**Task prompt**.
Return every record below exactly as written, omitting any pictures.

**Provided data**.
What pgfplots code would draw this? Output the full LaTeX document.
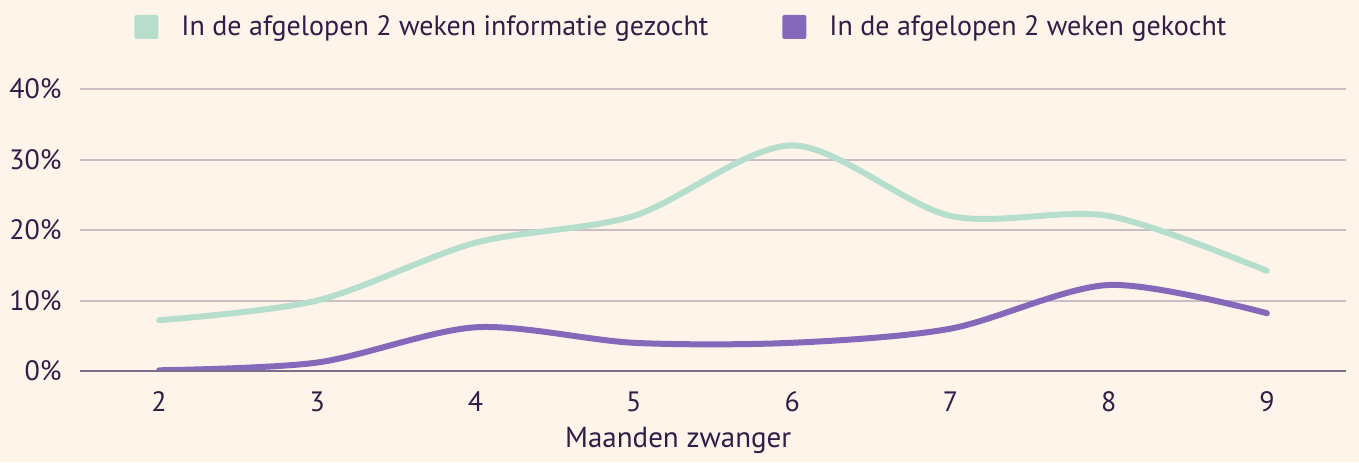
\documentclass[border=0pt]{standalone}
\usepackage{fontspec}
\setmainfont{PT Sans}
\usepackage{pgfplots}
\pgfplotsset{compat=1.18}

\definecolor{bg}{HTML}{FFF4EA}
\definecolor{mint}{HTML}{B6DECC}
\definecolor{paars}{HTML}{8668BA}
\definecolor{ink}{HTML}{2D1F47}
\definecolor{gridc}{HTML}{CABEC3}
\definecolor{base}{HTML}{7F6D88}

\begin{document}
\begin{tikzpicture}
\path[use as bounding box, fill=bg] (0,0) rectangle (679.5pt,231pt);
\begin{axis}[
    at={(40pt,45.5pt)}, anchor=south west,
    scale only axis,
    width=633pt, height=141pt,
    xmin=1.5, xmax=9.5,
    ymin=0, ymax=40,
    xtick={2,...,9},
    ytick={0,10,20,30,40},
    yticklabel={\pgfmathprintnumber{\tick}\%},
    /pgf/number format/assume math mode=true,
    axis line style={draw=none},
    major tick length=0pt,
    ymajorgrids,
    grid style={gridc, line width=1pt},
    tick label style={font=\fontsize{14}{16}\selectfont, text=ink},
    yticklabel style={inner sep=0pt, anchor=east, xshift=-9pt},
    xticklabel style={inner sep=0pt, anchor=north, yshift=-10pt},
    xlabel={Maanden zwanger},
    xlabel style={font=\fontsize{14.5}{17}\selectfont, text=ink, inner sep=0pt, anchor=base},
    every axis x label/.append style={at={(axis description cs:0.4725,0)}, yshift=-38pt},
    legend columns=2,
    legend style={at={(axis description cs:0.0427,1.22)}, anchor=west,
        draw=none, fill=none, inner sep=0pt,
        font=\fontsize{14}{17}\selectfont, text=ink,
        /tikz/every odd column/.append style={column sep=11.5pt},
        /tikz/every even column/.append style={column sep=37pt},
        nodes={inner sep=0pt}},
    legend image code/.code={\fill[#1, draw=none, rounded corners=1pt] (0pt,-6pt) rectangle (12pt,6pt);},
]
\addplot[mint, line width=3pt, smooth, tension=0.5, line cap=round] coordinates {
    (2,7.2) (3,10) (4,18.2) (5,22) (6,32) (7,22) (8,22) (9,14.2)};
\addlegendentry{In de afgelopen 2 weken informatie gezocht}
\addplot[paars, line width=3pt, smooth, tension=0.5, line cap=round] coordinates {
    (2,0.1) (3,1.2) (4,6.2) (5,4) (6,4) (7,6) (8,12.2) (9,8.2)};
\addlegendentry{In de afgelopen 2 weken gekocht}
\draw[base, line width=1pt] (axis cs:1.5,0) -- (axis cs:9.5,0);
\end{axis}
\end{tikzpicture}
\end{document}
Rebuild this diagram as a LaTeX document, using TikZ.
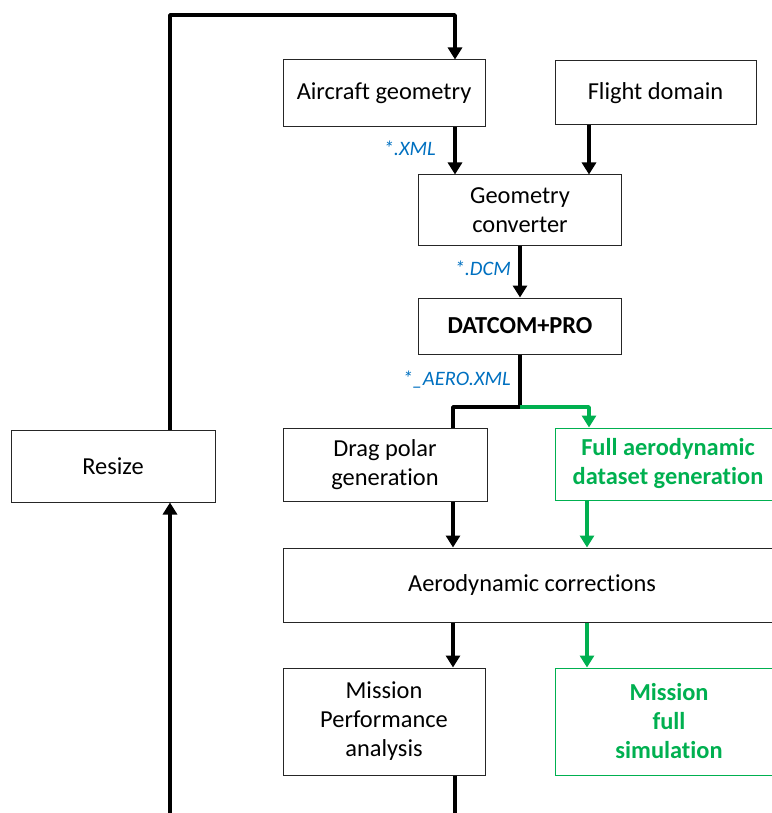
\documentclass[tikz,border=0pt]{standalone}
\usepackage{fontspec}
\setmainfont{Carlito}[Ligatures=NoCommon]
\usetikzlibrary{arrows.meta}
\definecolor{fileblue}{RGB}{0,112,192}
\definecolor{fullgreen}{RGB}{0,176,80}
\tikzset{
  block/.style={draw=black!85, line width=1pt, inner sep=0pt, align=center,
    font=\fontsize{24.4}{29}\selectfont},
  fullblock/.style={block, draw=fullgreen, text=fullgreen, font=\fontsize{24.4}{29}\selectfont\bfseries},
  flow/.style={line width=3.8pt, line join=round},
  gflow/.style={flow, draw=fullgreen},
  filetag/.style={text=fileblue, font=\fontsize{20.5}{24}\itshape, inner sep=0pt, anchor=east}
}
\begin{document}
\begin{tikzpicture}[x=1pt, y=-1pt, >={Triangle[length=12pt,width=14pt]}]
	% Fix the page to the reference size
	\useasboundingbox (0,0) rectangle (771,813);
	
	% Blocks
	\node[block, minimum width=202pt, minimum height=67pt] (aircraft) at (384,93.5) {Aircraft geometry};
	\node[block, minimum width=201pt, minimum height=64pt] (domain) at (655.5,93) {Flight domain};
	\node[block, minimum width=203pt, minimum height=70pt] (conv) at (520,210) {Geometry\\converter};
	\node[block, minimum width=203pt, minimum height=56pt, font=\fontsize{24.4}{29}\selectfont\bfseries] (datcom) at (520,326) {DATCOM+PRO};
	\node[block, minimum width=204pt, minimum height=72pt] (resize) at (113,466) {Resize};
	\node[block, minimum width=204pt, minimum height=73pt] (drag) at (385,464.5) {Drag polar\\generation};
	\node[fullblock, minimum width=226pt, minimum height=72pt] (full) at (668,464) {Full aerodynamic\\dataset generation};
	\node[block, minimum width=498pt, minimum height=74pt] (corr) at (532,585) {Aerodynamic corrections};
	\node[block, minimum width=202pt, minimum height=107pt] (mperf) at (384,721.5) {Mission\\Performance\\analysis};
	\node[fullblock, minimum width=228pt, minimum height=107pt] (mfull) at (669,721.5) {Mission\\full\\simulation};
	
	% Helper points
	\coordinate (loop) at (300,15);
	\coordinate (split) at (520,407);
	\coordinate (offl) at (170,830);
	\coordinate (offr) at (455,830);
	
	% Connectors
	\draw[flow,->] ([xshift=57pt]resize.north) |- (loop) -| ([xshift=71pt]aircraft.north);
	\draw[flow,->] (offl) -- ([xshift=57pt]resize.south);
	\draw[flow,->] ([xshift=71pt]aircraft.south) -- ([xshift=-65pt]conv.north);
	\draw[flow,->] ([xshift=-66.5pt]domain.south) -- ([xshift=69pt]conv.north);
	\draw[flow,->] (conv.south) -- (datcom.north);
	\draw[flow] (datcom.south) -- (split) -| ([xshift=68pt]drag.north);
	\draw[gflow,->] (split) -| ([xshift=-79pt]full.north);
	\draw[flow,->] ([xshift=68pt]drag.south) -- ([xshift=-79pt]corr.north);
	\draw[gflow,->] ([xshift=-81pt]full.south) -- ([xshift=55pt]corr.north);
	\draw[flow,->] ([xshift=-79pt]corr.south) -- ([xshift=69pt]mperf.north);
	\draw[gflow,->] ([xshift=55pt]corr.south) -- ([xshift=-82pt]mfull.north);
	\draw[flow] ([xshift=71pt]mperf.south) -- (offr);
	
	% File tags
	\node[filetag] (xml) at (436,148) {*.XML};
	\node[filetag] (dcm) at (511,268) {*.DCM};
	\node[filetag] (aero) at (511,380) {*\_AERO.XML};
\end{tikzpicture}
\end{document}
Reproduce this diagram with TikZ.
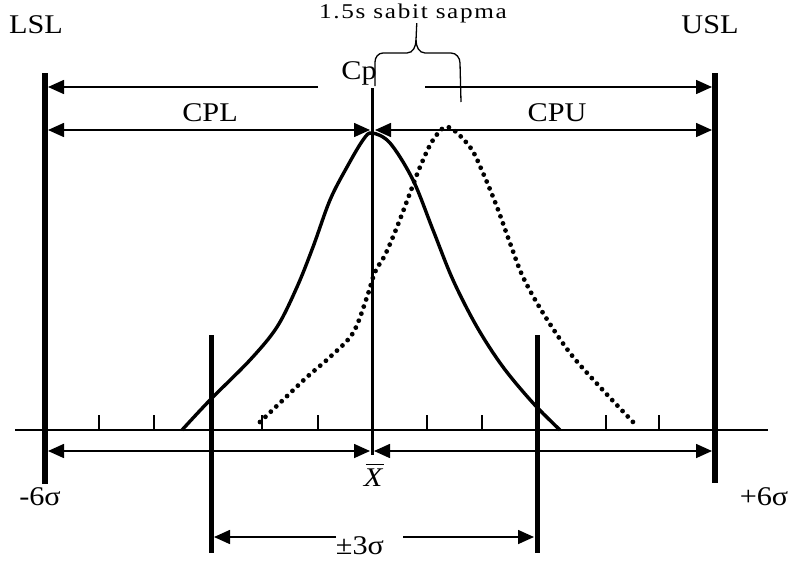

**Final result**.
What pgfplots code would draw this? Output the full LaTeX document.
\documentclass[border=0pt]{standalone}
\usepackage{fontspec}
\setmainfont{PT Sans}
\usepackage{pgfplots}
\pgfplotsset{compat=1.18}

\definecolor{bg}{HTML}{FFF4EA}
\definecolor{mint}{HTML}{B6DECC}
\definecolor{paars}{HTML}{8668BA}
\definecolor{ink}{HTML}{2D1F47}
\definecolor{gridc}{HTML}{CABEC3}
\definecolor{base}{HTML}{7F6D88}

\begin{document}
\begin{tikzpicture}
\path[use as bounding box, fill=bg] (0,0) rectangle (679.5pt,231pt);
\begin{axis}[
    at={(40pt,45.5pt)}, anchor=south west,
    scale only axis,
    width=633pt, height=141pt,
    xmin=1.5, xmax=9.5,
    ymin=0, ymax=40,
    xtick={2,...,9},
    ytick={0,10,20,30,40},
    yticklabel={\pgfmathprintnumber{\tick}\%},
    /pgf/number format/assume math mode=true,
    axis line style={draw=none},
    major tick length=0pt,
    ymajorgrids,
    grid style={gridc, line width=1pt},
    tick label style={font=\fontsize{14}{16}\selectfont, text=ink},
    yticklabel style={inner sep=0pt, anchor=east, xshift=-9pt},
    xticklabel style={inner sep=0pt, anchor=north, yshift=-10pt},
    xlabel={Maanden zwanger},
    xlabel style={font=\fontsize{14.5}{17}\selectfont, text=ink, inner sep=0pt, anchor=base},
    every axis x label/.append style={at={(axis description cs:0.4725,0)}, yshift=-38pt},
    legend columns=2,
    legend style={at={(axis description cs:0.0427,1.22)}, anchor=west,
        draw=none, fill=none, inner sep=0pt,
        font=\fontsize{14}{17}\selectfont, text=ink,
        /tikz/every odd column/.append style={column sep=11.5pt},
        /tikz/every even column/.append style={column sep=37pt},
        nodes={inner sep=0pt}},
    legend image code/.code={\fill[#1, draw=none, rounded corners=1pt] (0pt,-6pt) rectangle (12pt,6pt);},
]
\addplot[mint, line width=3pt, smooth, tension=0.5, line cap=round] coordinates {
    (2,7.2) (3,10) (4,18.2) (5,22) (6,32) (7,22) (8,22) (9,14.2)};
\addlegendentry{In de afgelopen 2 weken informatie gezocht}
\addplot[paars, line width=3pt, smooth, tension=0.5, line cap=round] coordinates {
    (2,0.1) (3,1.2) (4,6.2) (5,4) (6,4) (7,6) (8,12.2) (9,8.2)};
\addlegendentry{In de afgelopen 2 weken gekocht}
\draw[base, line width=1pt] (axis cs:1.5,0) -- (axis cs:9.5,0);
\end{axis}
\end{tikzpicture}
\end{document}
Rebuild this diagram as a LaTeX document, using TikZ.
\documentclass[tikz,border=0pt]{standalone}
\usepackage{fontspec}
\setmainfont{Carlito}[Ligatures=NoCommon]
\usetikzlibrary{arrows.meta}
\definecolor{fileblue}{RGB}{0,112,192}
\definecolor{fullgreen}{RGB}{0,176,80}
\tikzset{
  block/.style={draw=black!85, line width=1pt, inner sep=0pt, align=center,
    font=\fontsize{24.4}{29}\selectfont},
  fullblock/.style={block, draw=fullgreen, text=fullgreen, font=\fontsize{24.4}{29}\selectfont\bfseries},
  flow/.style={line width=3.8pt, line join=round},
  gflow/.style={flow, draw=fullgreen},
  filetag/.style={text=fileblue, font=\fontsize{20.5}{24}\itshape, inner sep=0pt, anchor=east}
}
\begin{document}
\begin{tikzpicture}[x=1pt, y=-1pt, >={Triangle[length=12pt,width=14pt]}]
	% Fix the page to the reference size
	\useasboundingbox (0,0) rectangle (771,813);
	
	% Blocks
	\node[block, minimum width=202pt, minimum height=67pt] (aircraft) at (384,93.5) {Aircraft geometry};
	\node[block, minimum width=201pt, minimum height=64pt] (domain) at (655.5,93) {Flight domain};
	\node[block, minimum width=203pt, minimum height=70pt] (conv) at (520,210) {Geometry\\converter};
	\node[block, minimum width=203pt, minimum height=56pt, font=\fontsize{24.4}{29}\selectfont\bfseries] (datcom) at (520,326) {DATCOM+PRO};
	\node[block, minimum width=204pt, minimum height=72pt] (resize) at (113,466) {Resize};
	\node[block, minimum width=204pt, minimum height=73pt] (drag) at (385,464.5) {Drag polar\\generation};
	\node[fullblock, minimum width=226pt, minimum height=72pt] (full) at (668,464) {Full aerodynamic\\dataset generation};
	\node[block, minimum width=498pt, minimum height=74pt] (corr) at (532,585) {Aerodynamic corrections};
	\node[block, minimum width=202pt, minimum height=107pt] (mperf) at (384,721.5) {Mission\\Performance\\analysis};
	\node[fullblock, minimum width=228pt, minimum height=107pt] (mfull) at (669,721.5) {Mission\\full\\simulation};
	
	% Helper points
	\coordinate (loop) at (300,15);
	\coordinate (split) at (520,407);
	\coordinate (offl) at (170,830);
	\coordinate (offr) at (455,830);
	
	% Connectors
	\draw[flow,->] ([xshift=57pt]resize.north) |- (loop) -| ([xshift=71pt]aircraft.north);
	\draw[flow,->] (offl) -- ([xshift=57pt]resize.south);
	\draw[flow,->] ([xshift=71pt]aircraft.south) -- ([xshift=-65pt]conv.north);
	\draw[flow,->] ([xshift=-66.5pt]domain.south) -- ([xshift=69pt]conv.north);
	\draw[flow,->] (conv.south) -- (datcom.north);
	\draw[flow] (datcom.south) -- (split) -| ([xshift=68pt]drag.north);
	\draw[gflow,->] (split) -| ([xshift=-79pt]full.north);
	\draw[flow,->] ([xshift=68pt]drag.south) -- ([xshift=-79pt]corr.north);
	\draw[gflow,->] ([xshift=-81pt]full.south) -- ([xshift=55pt]corr.north);
	\draw[flow,->] ([xshift=-79pt]corr.south) -- ([xshift=69pt]mperf.north);
	\draw[gflow,->] ([xshift=55pt]corr.south) -- ([xshift=-82pt]mfull.north);
	\draw[flow] ([xshift=71pt]mperf.south) -- (offr);
	
	% File tags
	\node[filetag] (xml) at (436,148) {*.XML};
	\node[filetag] (dcm) at (511,268) {*.DCM};
	\node[filetag] (aero) at (511,380) {*\_AERO.XML};
\end{tikzpicture}
\end{document}
Reproduce this diagram with TikZ.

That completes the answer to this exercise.